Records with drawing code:
====================
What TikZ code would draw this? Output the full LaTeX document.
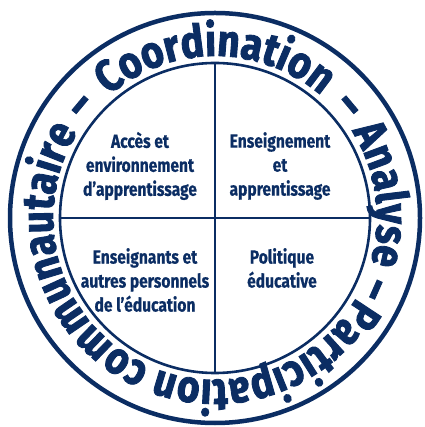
\documentclass[tikz,border=0pt]{standalone}
\usepackage{fontspec}
\setmainfont{Fira Sans}
\newfontfamily\ringfont[FakeStretch=0.86,FakeBold=2]{Fira Sans}
\newfontfamily\condfont[FakeStretch=0.82,FakeBold=0.6]{Fira Sans}
\usetikzlibrary{decorations.text}
\definecolor{navy}{HTML}{0B2D63}
\newcommand\ringword[2]{%
  \path[decorate,decoration={text along path,text align=center,
    text={|\color{navy}\ringfont\bfseries\fontsize{45}{45}\selectfont|#2}}]
    (c) ++(#1+70:162) arc[start angle=#1+70,end angle=#1-70,radius=162];}
\begin{document}
\begin{tikzpicture}[x=1pt,y=1pt,
  quad/.style={text=navy,align=center,font=\condfont\bfseries\fontsize{19}{24}\selectfont,inner sep=0pt}]
\useasboundingbox (0,0) rectangle (424,427);
\coordinate (c) at (215,209);
\draw[navy,line width=4.5pt] (c) circle[radius=205];
\draw[navy,line width=2.6pt] (c) circle[radius=155];
\coordinate (t) at (215,364);
\coordinate (b) at (215,54);
\coordinate (l) at (60,209);
\coordinate (r) at (370,209);
\draw[navy,line width=1.4pt] (t) -- (b);
\draw[navy,line width=1.4pt] (l) -- (r);
\ringword{90}{Coordination}
\ringword{140}{–}
\ringword{40}{–}
\ringword{8}{Analyse}
\ringword{-24}{–}
\ringword{-70}{Participation}
\ringword{-163}{communautaire}
\node[quad] (q1) at (140,261) {Accès et\\environnement\\d’apprentissage};
\node[quad] (q2) at (280,261) {Enseignement\\et\\apprentissage};
\node[quad] (q3) at (145,147) {Enseignants et\\autres personnels\\de l’éducation};
\node[quad] (q4) at (282,159) {Politique\\éducative};
\end{tikzpicture}
\end{document}
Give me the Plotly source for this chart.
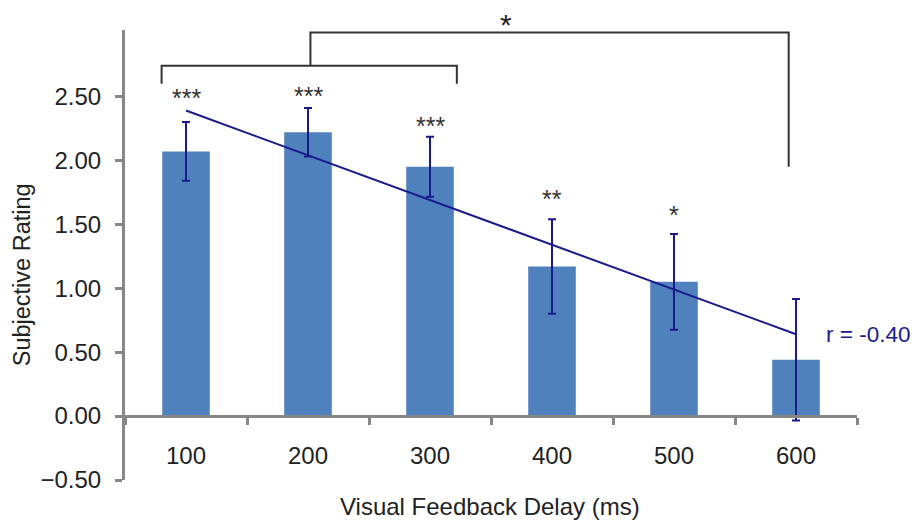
====================
→ DIRECTION: Repeat each record exactly, with the pictures left out.

→ RESULT FOR THIS TASK:
What TikZ code would draw this? Output the full LaTeX document.
\documentclass[tikz,border=0pt]{standalone}
\usepackage{fontspec}
\setmainfont{Fira Sans}
\newfontfamily\ringfont[FakeStretch=0.86,FakeBold=2]{Fira Sans}
\newfontfamily\condfont[FakeStretch=0.82,FakeBold=0.6]{Fira Sans}
\usetikzlibrary{decorations.text}
\definecolor{navy}{HTML}{0B2D63}
\newcommand\ringword[2]{%
  \path[decorate,decoration={text along path,text align=center,
    text={|\color{navy}\ringfont\bfseries\fontsize{45}{45}\selectfont|#2}}]
    (c) ++(#1+70:162) arc[start angle=#1+70,end angle=#1-70,radius=162];}
\begin{document}
\begin{tikzpicture}[x=1pt,y=1pt,
  quad/.style={text=navy,align=center,font=\condfont\bfseries\fontsize{19}{24}\selectfont,inner sep=0pt}]
\useasboundingbox (0,0) rectangle (424,427);
\coordinate (c) at (215,209);
\draw[navy,line width=4.5pt] (c) circle[radius=205];
\draw[navy,line width=2.6pt] (c) circle[radius=155];
\coordinate (t) at (215,364);
\coordinate (b) at (215,54);
\coordinate (l) at (60,209);
\coordinate (r) at (370,209);
\draw[navy,line width=1.4pt] (t) -- (b);
\draw[navy,line width=1.4pt] (l) -- (r);
\ringword{90}{Coordination}
\ringword{140}{–}
\ringword{40}{–}
\ringword{8}{Analyse}
\ringword{-24}{–}
\ringword{-70}{Participation}
\ringword{-163}{communautaire}
\node[quad] (q1) at (140,261) {Accès et\\environnement\\d’apprentissage};
\node[quad] (q2) at (280,261) {Enseignement\\et\\apprentissage};
\node[quad] (q3) at (145,147) {Enseignants et\\autres personnels\\de l’éducation};
\node[quad] (q4) at (282,159) {Politique\\éducative};
\end{tikzpicture}
\end{document}
Give me the Plotly source for this chart.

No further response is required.